Scott: Ann does a fabulous job on the sets. Did you see the episode where they took the vacuu-form and made it a panini press? They came up with that on Wednesday morning, and the one that’s on the set, I designed it all and took it down to special effects, and luckily, they had just thrown one away, because they were downsizing their office, and they threw one away, so we converted it all over and went and bought a panini press and gutted it and put it in there.
Maggie: One of the things that we mentioned to Ann that she thought you were responsible for was when they were observing with the telescope, one of the computers had PINE, the email program running on it. That’s so realistic, it’s text only, but a lot of people at NASA use it still.
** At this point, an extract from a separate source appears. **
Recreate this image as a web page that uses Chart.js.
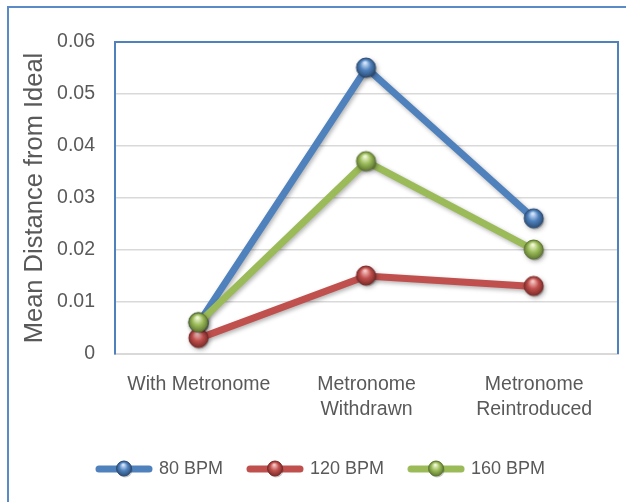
<!DOCTYPE html>
<html><head><meta charset="utf-8">
<script src="https://cdn.jsdelivr.net/npm/chart.js@4.4.1/dist/chart.umd.min.js"></script>
<style>html,body{margin:0;padding:0;background:#fff}#wrap{position:relative;width:626px;height:502px}</style>
</head><body><div id="wrap"><canvas id="c" width="626" height="502"></canvas></div>
<script>
// ---- data ----
const categories = ['With Metronome', ['Metronome', 'Withdrawn'], ['Metronome', 'Reintroduced']];
const seriesNames = ['80 BPM', '120 BPM', '160 BPM'];
const bpm80 = [0.006, 0.055, 0.026];
const bpm120 = [0.003, 0.015, 0.013];
const bpm160 = [0.006, 0.037, 0.020];
const yMin = 0, yMax = 0.06, yStep = 0.01;
const yTitle = 'Mean Distance from Ideal';

// ---- styles ----
const palette = [
  {main: '#4f81bd', light: '#d3e5fb', dark: '#2b4b73'},
  {main: '#c0504d', light: '#f6c6c4', dark: '#7a2a28'},
  {main: '#9bbb59', light: '#f0f9d6', dark: '#5d7531'}
];
Chart.defaults.font.family = "'Liberation Sans', Arial, sans-serif";

function drawSphere(g, cx, cy, r, p) {
  g.beginPath(); g.arc(cx + 1, cy + 1.5, r, 0, 2 * Math.PI);
  g.fillStyle = 'rgba(0,0,0,0.22)'; g.fill();
  const grad = g.createRadialGradient(cx - r * 0.1, cy - r * 0.5, r * 0.08, cx, cy, r * 1.05);
  grad.addColorStop(0, p.light); grad.addColorStop(0.5, p.main); grad.addColorStop(1, p.dark);
  g.beginPath(); g.arc(cx, cy, r, 0, 2 * Math.PI); g.fillStyle = grad; g.fill();
  g.lineWidth = 1; g.strokeStyle = p.dark; g.stroke();
}
function sphereCanvas(p, r) {
  const c = document.createElement('canvas');
  const s = Math.ceil(r * 2 + 5); c.width = c.height = s;
  drawSphere(c.getContext('2d'), s / 2 - 0.5, s / 2 - 0.5, r, p);
  return c;
}
function legendCanvas(p) {
  const c = document.createElement('canvas');
  c.width = 58; c.height = 22;
  const g = c.getContext('2d');
  g.lineCap = 'round'; g.lineWidth = 7; g.strokeStyle = p.main;
  g.beginPath(); g.moveTo(4, 11); g.lineTo(54, 11); g.stroke();
  drawSphere(g, 29, 10.5, 7.5, p);
  return c;
}

const seriesValues = [bpm80, bpm120, bpm160];
const datasets = seriesValues.map((vals, i) => ({
  label: seriesNames[i],
  data: vals,
  borderColor: palette[i].main,
  backgroundColor: palette[i].main,
  borderWidth: 7,
  tension: 0,
  fill: false,
  pointStyle: sphereCanvas(palette[i], 9.5),
  pointRadius: 10,
  pointHoverRadius: 10,
  order: 3 - i
}));

const frame = {
  id: 'frame',
  afterLayout(chart) {
    if (chart.legend) { chart.legend.left += 4; chart.legend.right += 4; }
  },
  beforeDraw(chart) {
    const ctx = chart.ctx;
    ctx.save();
    ctx.strokeStyle = '#5b8bc7'; ctx.lineWidth = 2;
    ctx.beginPath(); ctx.moveTo(8, 502); ctx.lineTo(8, 7); ctx.lineTo(626, 7); ctx.stroke();
    ctx.restore();
  },
  beforeDatasetsDraw(chart) {
    const {ctx, chartArea: a} = chart;
    ctx.save();
    ctx.strokeStyle = '#4f81bd'; ctx.lineWidth = 2;
    ctx.beginPath(); ctx.moveTo(a.left, a.top); ctx.lineTo(a.right, a.top); ctx.lineTo(a.right, a.bottom); ctx.stroke();
    ctx.restore();
    ctx.save();
    ctx.shadowColor = 'rgba(0,0,0,0.3)'; ctx.shadowBlur = 4; ctx.shadowOffsetX = 1.5; ctx.shadowOffsetY = 2;
  },
  afterDatasetsDraw(chart) { chart.ctx.restore(); }
};

new Chart(document.getElementById('c'), {
  type: 'line',
  data: {labels: categories, datasets},
  plugins: [frame],
  options: {
    responsive: false, animation: false, devicePixelRatio: 1,
    layout: {autoPadding: false, padding: {left: 17, top: 42, right: 8, bottom: 14}},
    plugins: {
      tooltip: {enabled: false},
      legend: {
        position: 'bottom',
        labels: {
          usePointStyle: true, pointStyleWidth: 52,
          font: {size: 18}, color: '#595959', padding: 26,
          generateLabels(chart) {
            const items = Chart.defaults.plugins.legend.labels.generateLabels(chart);
            items.forEach(it => { it.pointStyle = legendCanvas(palette[it.datasetIndex]); });
            return items;
          },
          sort: (a, b) => a.datasetIndex - b.datasetIndex
        }
      }
    },
    scales: {
      x: {
        offset: true,
        grid: {display: false},
        border: {display: true, color: '#d9d9d9', width: 2},
        ticks: {font: {size: 19.5, lineHeight: 1.3}, color: '#595959', padding: 10, maxRotation: 0, autoSkip: false},
        afterFit(s) { s.height = 80; s.paddingLeft = 0; s.paddingRight = 0; }
      },
      y: {
        min: yMin, max: yMax,
        ticks: {stepSize: yStep, font: {size: 19.5}, color: '#595959', padding: 20},
        grid: {color: '#d9d9d9', lineWidth: 1.5, drawTicks: false},
        border: {display: true, color: '#4f81bd', width: 2},
        title: {display: true, text: yTitle, font: {size: 25.5}, color: '#595959', padding: {top: 3, bottom: 0}},
        afterFit(s) { s.width = 98; }
      }
    }
  }
});
</script>
</body></html>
Photo courtesy of CBS/Warner Brothers.
Scott: David will give me a lot of that. And then I have Jason Weldon, he’s our technical video playback guy. One thing this show has done is taught me computers. One time a computer just shut down and I had to reboot it and that one minute it takes to reboot it is like an hour in front of 300 people and Chuck Lorre standing behind me going “Do we go on, should we forget this?” So then it’s nice to have the technician there because then I just go “fix it!”
Maggie: The level of detail is definitely noticed and appreciated. The set is so rich, both the apartments and stores and everything.
Sara: How much is built versus found?
Scott: Mostly it’s found. Some of it is built. I don’t know if you saw the space toilet episode? I got pictures from the Smithsonian Institution and it was basically the inside without the outer housing on it. And again, you know, I designed it, took it for their approval. There was everything in that thing from strainers for the basic bowl, because it just looked just like it. I took the three legs off it. It was like building a Model T. Again, I worked all weekend long. And we got it out there on Friday, had actual air cannons in it. It had sponges that were painted to look like the meatloaf that blew up, we put a little baby powder in there, because it goes so fast, you can’t see anything, so you can see the smoke. And we had it working on Friday, and they go, “Isn’t it going to be painted?” You know, it was all just welded tubing. “Isn’t it going to be painted and look nice?” So Saturday we came in and we took it all apart, and then painted every part, let it dry over night, came in Sunday, assembled it all. Made the Rolling Stone magazine and all sorts of stuff. It was pretty cool.
Photo courtesy of CBS/Warner Bros.
Maggie: Is there something that you’re most proud of finding or acquiring for the show?
Scott: There are so many strange things! One was probably the Death Star from LEGO. We went online and we found a couple, but one was fully assembled, taken apart in sections, and bagged for easy assembly. Well, when it got here, there was a bunch of baggies with about four pieces each connected in each one.
Maggie & Sara: [groan]
Scott: So the whole office staff, the PAs [production assistants] and everyone up in the production office [worked on it] for like two weeks. I mean, they’re usually really good about giving me time. If they see something coming up that’s going to be tight to get, they’ll give you plenty of time to get it. And that worked out really well.
Photo courtesy of CBS/Warner Bros.
Scott: I like building, a lot of guys sub it out to places, but with the time frame… thank goodness this is a Monday/Tuesday show because I don’t think a lot of it could get done on a Monday through Friday schedule! I get the grace of a couple of extra days. I get a full seven days rather than five days. So it’s fun. And they’re really appreciative of everything I do too, so that makes it worth it.